The Film
The feel-bad movie of 2008, Revolutionary Road is a masterful look at relationships, ambition and the way we fool ourselves viewed through the lens of ‘50s suburban discontent. Director Sam Mendes explores many similar themes to those in his Oscar-winning debut American Beauty, but here, they’re stripped of all irony, leaving the viewer with only the gut-wrenching reality of how two people in extremely close proximity can be miles apart. Despite its consistent downbeat tone, Revolutionary Road is intensely watchable, worth viewing more than once for its stellar acting, superb costume and set design, and its chokingly claustrophobic atmosphere evoked by Mendes’ direction.
Leonardo DiCaprio and Kate Winslet re-team as Frank and April Wheeler, a young couple who meet at a party, flirting and making small talk. She wants to be an actress. He doesn’t know what he wants out of life, but he wants something big. In these opening scenes, they’re happy together. It’s going to be one of the few times in the film that’s the case.
Jump forward several years, and they’re married. April has pretty much failed as an actress and Frank has settled into a dull bureaucratic job selling office machines in New York City. Their suburban Connecticut existence is everything they hoped to avoid. Only a few minutes into the film, they’re at each other’s throats, and that’s part of what makes Revolutionary Road so successful – rather than going the tried-and-true route of showing a relationship slowly disintegrating, we join them post-disintegration. This isn’t a film about the unraveling of a marriage; things are totally unraveled almost from the very beginning. Rather, we get to watch them try to claw their way back up into happiness, deciding they’re going to make a new life for themselves by moving to Paris. Happiness seems to return, but hardly anyone can be honest enough with themselves in this film to realize that it’s all just a show.
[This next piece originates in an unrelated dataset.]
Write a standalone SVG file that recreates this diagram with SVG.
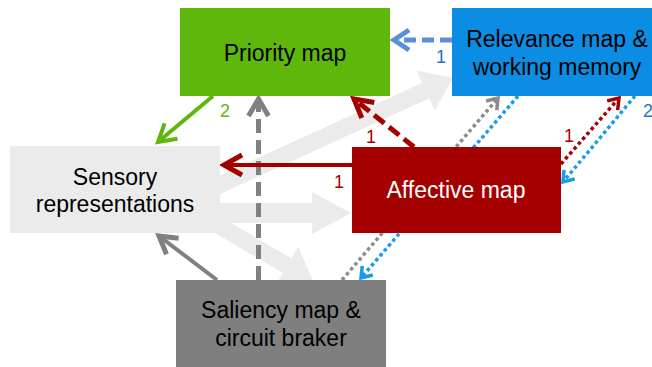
<svg xmlns="http://www.w3.org/2000/svg" width="652" height="367" viewBox="0 0 652 367">
<style>
  text { font-family: "Liberation Sans", Arial, sans-serif; }
  .lbl { font-size: 23px; text-anchor: middle; fill: #000; }
  .num { font-size: 18px; text-anchor: middle; }
  .wide { fill: #ebebeb; }
  .c { fill: none; }
</style>
<defs>
  <marker id="m-blue" markerUnits="userSpaceOnUse" viewBox="-20 -14 24 28" refX="0" refY="0" markerWidth="24" markerHeight="28" orient="auto" overflow="visible">
    <path d="M-15,-10 L0,0 L-15,10" fill="none" stroke="#5b8fd6" stroke-width="5"/>
  </marker>
  <marker id="m-green" markerUnits="userSpaceOnUse" viewBox="-20 -14 24 28" refX="0" refY="0" markerWidth="24" markerHeight="28" orient="auto" overflow="visible">
    <path d="M-17,-10 L0,0 L-17,10" fill="none" stroke="#5fb70b" stroke-width="4"/>
  </marker>
  <marker id="m-gray" markerUnits="userSpaceOnUse" viewBox="-20 -14 24 28" refX="0" refY="0" markerWidth="24" markerHeight="28" orient="auto" overflow="visible">
    <path d="M-17,-10 L0,0 L-17,10" fill="none" stroke="#808080" stroke-width="5"/>
  </marker>
  <marker id="m-red" markerUnits="userSpaceOnUse" viewBox="-20 -14 24 28" refX="0" refY="0" markerWidth="24" markerHeight="28" orient="auto" overflow="visible">
    <path d="M-18,-10 L0,0 L-18,10" fill="none" stroke="#a50000" stroke-width="5"/>
  </marker>
  <marker id="m-dgray" markerUnits="userSpaceOnUse" viewBox="-20 -14 24 28" refX="0" refY="0" markerWidth="24" markerHeight="28" orient="auto" overflow="visible">
    <path d="M-10,-7 L0,0 L-10,7" fill="none" stroke="#8c8c8c" stroke-width="3.5"/>
  </marker>
  <marker id="m-dblue" markerUnits="userSpaceOnUse" viewBox="-20 -14 24 28" refX="0" refY="0" markerWidth="24" markerHeight="28" orient="auto" overflow="visible">
    <path d="M-10,-7 L0,0 L-10,7" fill="none" stroke="#1a9be8" stroke-width="3.5"/>
  </marker>
  <marker id="m-dred" markerUnits="userSpaceOnUse" viewBox="-20 -14 24 28" refX="0" refY="0" markerWidth="24" markerHeight="28" orient="auto" overflow="visible">
    <path d="M-10,-7 L0,0 L-10,7" fill="none" stroke="#a50000" stroke-width="3.5"/>
  </marker>
</defs>

<g id="wide-arrows">
  <polygon class="wide" points="218.5,194.7 211.5,179.3 422.2,82.8 416.5,70.5 453,78 434.9,110.5 429.2,98.2"/>
  <polygon class="wide" points="215,203 312,203 312,192 351,213 312,234 312,223 215,223"/>
  <polygon class="wide" points="200.9,224.8 209.5,210.2 291.4,258.5 298.3,246.8 313,281 275.9,284.8 282.8,273.1"/>
</g>

<g id="connectors">
  <path class="c" d="M452,40 L394,40" stroke="#5b8fd6" stroke-width="5" stroke-dasharray="12 6" marker-end="url(#m-blue)"/>
  <path class="c" d="M213,96 L158,142" stroke="#5fb70b" stroke-width="4" marker-end="url(#m-green)"/>
  <path class="c" d="M258.5,280 L258.5,99" stroke="#808080" stroke-width="5" stroke-dasharray="14 7" marker-end="url(#m-gray)"/>
  <path class="c" d="M414,147 L354,99" stroke="#a50000" stroke-width="5" stroke-dasharray="13 6" marker-end="url(#m-red)"/>
  <path class="c" d="M352,165 L224,165" stroke="#a50000" stroke-width="4" marker-end="url(#m-red)"/>
  <path class="c" d="M217,280 L159,236" stroke="#808080" stroke-width="4" marker-end="url(#m-gray)"/>
  <path class="c" d="M342,280 L498,98" stroke="#8c8c8c" stroke-width="3.5" stroke-dasharray="3.5 3" marker-end="url(#m-dgray)"/>
  <path class="c" d="M518,96 L361,278" stroke="#1a9be8" stroke-width="3.5" stroke-dasharray="3.5 3" marker-end="url(#m-dblue)"/>
  <path class="c" d="M561,164 L619,98" stroke="#a50000" stroke-width="3.5" stroke-dasharray="3.5 3" marker-end="url(#m-dred)"/>
  <path class="c" d="M635,96 L563,182" stroke="#1a9be8" stroke-width="3.5" stroke-dasharray="3.5 3" marker-end="url(#m-dblue)"/>
</g>

<g id="priority">
  <rect x="180" y="8" width="210" height="88" fill="#5fb70b"/>
  <text class="lbl" x="285" y="61">Priority map</text>
</g>
<g id="relevance">
  <rect x="452" y="8" width="211" height="88" fill="#0b8de3"/>
  <text class="lbl" x="557" y="47">Relevance map &amp;</text>
  <text class="lbl" x="557" y="74.5">working memory</text>
</g>
<g id="sensory">
  <rect x="10" y="146" width="210" height="87" fill="#ebebeb"/>
  <text class="lbl" x="115" y="185">Sensory</text>
  <text class="lbl" x="115" y="212">representations</text>
</g>
<g id="affective">
  <rect x="352" y="147" width="209" height="86" fill="#a50000"/>
  <text class="lbl" x="456" y="198" style="fill:#ffffff">Affective map</text>
</g>
<g id="saliency">
  <rect x="176" y="280" width="210" height="87" fill="#7f7f7f"/>
  <text class="lbl" x="281" y="318">Saliency map &amp;</text>
  <text class="lbl" x="281" y="345.5">circuit braker</text>
</g>

<g id="labels">
  <text class="num" x="441" y="63" fill="#2f6fc3">1</text>
  <text class="num" x="225" y="117" fill="#5fb70b">2</text>
  <text class="num" x="371" y="143" fill="#a50000">1</text>
  <text class="num" x="339" y="188" fill="#a50000">1</text>
  <text class="num" x="569" y="142" fill="#a50000">1</text>
  <text class="num" x="648" y="117" fill="#2f6fc3">2</text>
</g>
</svg>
Both DiCaprio and Winslet give career performances here, and it’s only the politics of award season that vaulted Winslet’s lesser performance in The Reader over this one, which was far more emotionally resonant. The great Oscar-nominated supporting performance by Michael Shannon as a mentally ill character who seems to be the only one willing to speak the truth is also magnetic, and entertaining in an unsettlingly funny way.